Summary: Gosh, that's hard!

Also a topic in RDF-based data integration.

Summary: if you keep it simple, it can be simple.

Mapping inversion ≠ query inversion

It may not be as bad as it looks.

Even lossy mappings can be query-reversible:
- Map emph, foreign, mentioned, hi → em.
- Query //hi → //*[self::emph or self::foreign or self::mentioned or self::hi]
Reverse mapping may overgenerate, and excess results may be filtered out later in user (target) schema.
N.B. mapping must cover the documents present, not necessarily all documents in the source schema.
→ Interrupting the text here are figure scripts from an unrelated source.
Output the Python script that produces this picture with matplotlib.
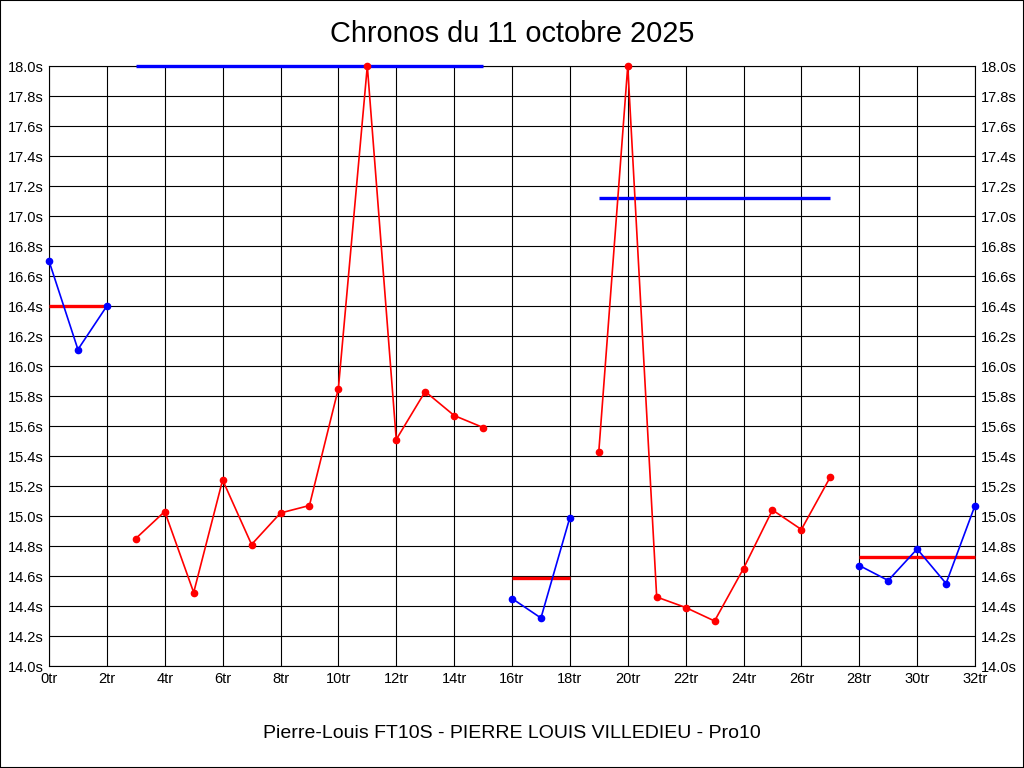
import matplotlib
matplotlib.use('Agg')
import matplotlib.pyplot as plt
from matplotlib.patches import Rectangle

plt.rcParams['font.family'] = ['Liberation Sans', 'DejaVu Sans']

# laps grouped by run, alternating colours
laps_a = [0, 1, 2]
times_a = [16.70, 16.11, 16.40]
laps_b = [3, 4, 5, 6, 7, 8, 9, 10, 11, 12, 13, 14, 15]
times_b = [14.85, 15.03, 14.49, 15.24, 14.81, 15.02, 15.07, 15.85, 18.0, 15.51, 15.83, 15.67, 15.59]
laps_c = [16, 17, 18]
times_c = [14.45, 14.32, 14.99]
laps_d = [19, 20, 21, 22, 23, 24, 25, 26, 27]
times_d = [15.43, 18.0, 14.46, 14.39, 14.30, 14.65, 15.04, 14.91, 15.26]
laps_e = [28, 29, 30, 31, 32]
times_e = [14.67, 14.57, 14.78, 14.55, 15.07]

# mean of each run (clipped at top of scale)
means = [16.40, 18.0, 14.59, 17.12, 14.73]

runs = [(laps_a, times_a, 'blue'), (laps_b, times_b, 'red'), (laps_c, times_c, 'blue'),
        (laps_d, times_d, 'red'), (laps_e, times_e, 'blue')]

fig = plt.figure(figsize=(10.24, 7.68), dpi=100)
ax = fig.add_axes([49 / 1024, 1 - 666 / 768, 926 / 1024, 600 / 768])

for (laps, times, col), m in zip(runs, means):
    ax.plot(laps, times, color=col, lw=1.2, marker='o', ms=4.5, clip_on=False, zorder=5)
    mean_col = 'red' if col == 'blue' else 'blue'
    ax.plot([laps[0], laps[-1]], [m, m], color=mean_col, lw=2.4, solid_capstyle='butt',
            clip_on=False, zorder=4)

ax.set_xlim(0, 32)
ax.set_ylim(14.0, 18.0)
xt = list(range(0, 33, 2))
yt = [14.0 + 0.2 * i for i in range(21)]
ax.set_xticks(xt)
ax.set_xticklabels([f'{v}tr' for v in xt])
ax.set_yticks(yt)
ax.set_yticklabels([f'{v:.1f}s' for v in yt])
ax.tick_params(axis='both', length=0, labelsize=10.5, pad=4)
ax.tick_params(axis='y', labelright=True, right=True)
ax.grid(True, color='black', lw=0.8)
ax.set_axisbelow(True)
for s in ax.spines.values():
    s.set_color('black')
    s.set_linewidth(0.8)

fig.text(0.5, 1 - 34 / 768, 'Chronos du 11 octobre 2025', ha='center', va='center', fontsize=20.8)
fig.text(0.5, 1 - 733 / 768, 'Pierre-Louis FT10S - PIERRE LOUIS VILLEDIEU - Pro10',
         ha='center', va='center', fontsize=14)

fig.patches.append(Rectangle((0, 0), 1, 1, transform=fig.transFigure, fill=False,
                             edgecolor='black', lw=1.5))

fig.savefig('out.png', dpi=100)
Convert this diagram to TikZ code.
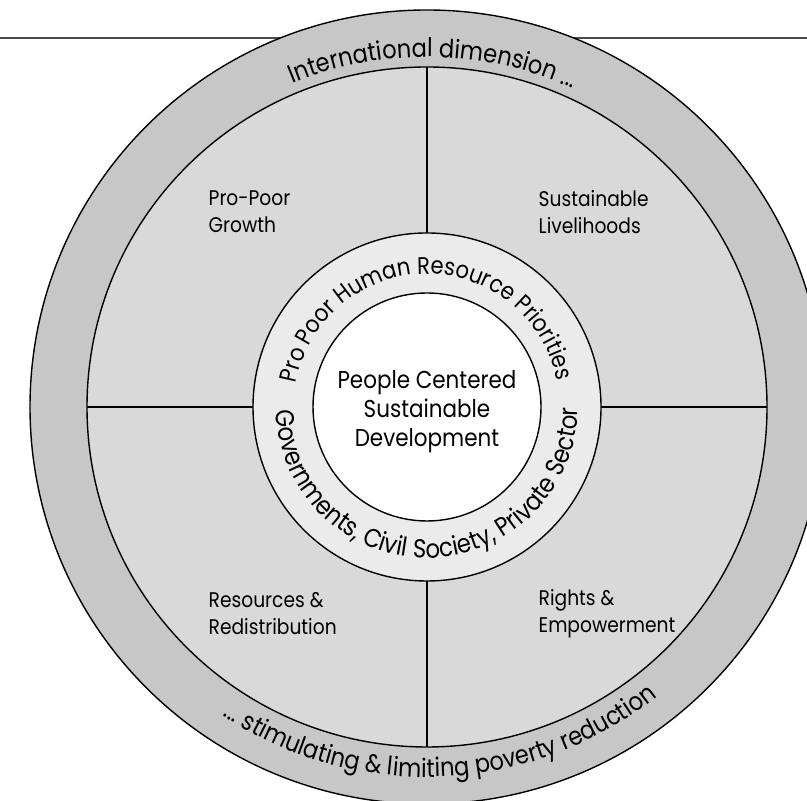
\documentclass[tikz,border=0pt]{standalone}
\usepackage{fontspec}
\setmainfont{Poppins}[FakeStretch=0.88]
\usepackage{tikz}
\usetikzlibrary{decorations.text}

\definecolor{outerring}{gray}{0.78}
\definecolor{quadrant}{gray}{0.85}
\definecolor{innerring}{gray}{0.92}

\begin{document}
\begin{tikzpicture}[x=0.5pt,y=0.5pt,line width=0.7pt]
  \tikzstyle{rim}=[draw=black,line width=0.7pt]
  \tikzstyle{quadtext}=[align=left,anchor=west,inner sep=0pt,
                        font=\fontsize{10.6}{13.5}\selectfont]
  \tikzstyle{ringtext}=[decorate,decoration={text along path,text align=center}]

  \useasboundingbox (0,0) rectangle (807,801);
  \clip (0,0) rectangle (807,801);

  \coordinate (c) at (427,394);
  \coordinate (w) at (0,763);
  \coordinate (e) at (807,763);
  \draw[line width=1.2pt,draw=black!70] (w) -- (e);

  % rings
  \filldraw[rim,fill=outerring] (c) circle[radius=397];
  \filldraw[rim,fill=quadrant]  (c) circle[radius=340];
  \path (c) ++(0,340) coordinate (n) (c) ++(0,-340) coordinate (s)
        (c) ++(-340,0) coordinate (l) (c) ++(340,0) coordinate (r);
  \draw (n) -- (s) (l) -- (r);
  \filldraw[rim,fill=innerring] (c) circle[radius=174];
  \filldraw[rim,fill=white]     (c) circle[radius=114];

  % texts on the rings
  \path[ringtext,decoration={text={|\fontsize{12.8}{14}\selectfont|International dimension ...}}]
    (c) ++(129:350) arc[start angle=129,end angle=49,radius=350];
  \path[ringtext,decoration={text={|\fontsize{12.8}{14}\selectfont|... stimulating {\&} limiting poverty reduction}}]
    (c) ++(212:370) arc[start angle=212,end angle=333,radius=370];
  \path[ringtext,decoration={text={|\fontsize{12}{13}\selectfont|Pro Poor Human Resource Priorities}}]
    (c) ++(185:133) arc[start angle=185,end angle=-4,radius=133];
  \path[ringtext,decoration={text={|\fontsize{13}{14}\selectfont|Governments, Civil Society, Private Sector}}]
    (c) ++(176:151) arc[start angle=176,end angle=365,radius=151];

  \node[align=center,font=\fontsize{12.2}{14.5}\selectfont] (core) at (427,389)
    {People Centered\\Sustainable\\Development};

  \node[quadtext] (growth)       at (208,589) {Pro-Poor\\Growth};
  \node[quadtext] (livelihoods)  at (538,589) {Sustainable\\Livelihoods};
  \node[quadtext] (resources)    at (208,187) {Resources \&\\Redistribution};
  \node[quadtext] (rights)       at (538,187) {Rights \&\\Empowerment};
\end{tikzpicture}
\end{document}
Mapping inversion ≠ query inversion 2

It may be worse than it looks.

Results in isolation may lack context necessary to filter out excess hits (or translate correctly).

Shorter term practice

Materialize the UI-specific views as needed. (Disk is cheap.)
Assign stable identifiers to elements.
Keep IDs aligned in all versions.
Keep clear which version is the master copy.
Derive all other copies mechanically from the master.

Longer term challenge

Understanding document-schema mappings: when are they

reversible?
query-reversible?
applicable to results out of context?

For now, inversion of arbitrary XSLT infeasible.

But particular transformations are clearly reversible in general, or for querying.

Are there suitable subsets? Alternative formalisms?

There is a lot to learn here.

What is schema mapping, and why should portals care?